On Tuesday, TAP’a CEO Christine Ourmières-Widener said that the airline would apply reductions to previously planned salary cuts for pilots and other staff.
She made the statement at a press conference at the company’s HQ in Lisbon as negotiations continue with trade unions.
TAP pilots are currently threatening to go on strike and Christine Ourmières-Widener warned that industrial action could compromise the company’s future.
“All of TAP’s staff know the situation and understand that any interruption in the operation would have a critical impact for our future”, said Christine Ourmières-Widener.
The threat of strike action was made on Monday by the Portuguese Union of Civil Aviation Pilots (SPAC) in a reaction to a decision from TAP’s executive commission to unilaterally decide on a reduction from 45% to 35% (10%) in the pay cuts applied to pilots, less than had been expected.
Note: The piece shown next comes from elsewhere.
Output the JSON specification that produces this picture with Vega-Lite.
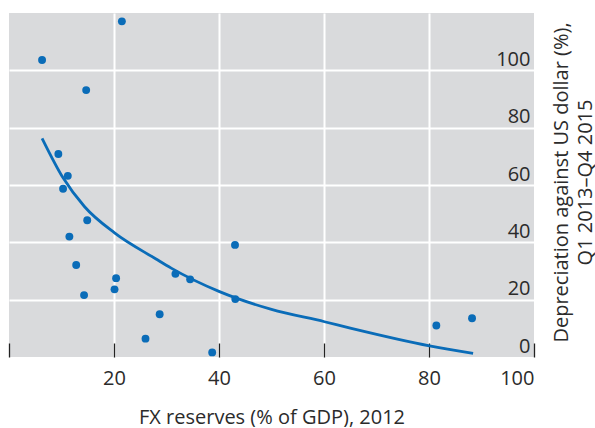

SPAC stated: “There is an increasing feeling that TAP’s administration is trying to push pilots to strike in the hope that it would thereby get a miraculous justification that pulls the wool over the eyes of tax payers about the weak results that consecutive management mistakes are causing”.
“We will see, but I do not think that this scenario (to strike) is reasonable”, said the TAP CEO. “If we are in this together, when we understand that the country has decided to save the company and inject so much money into it … this (taking strike action) is a huge responsibility”.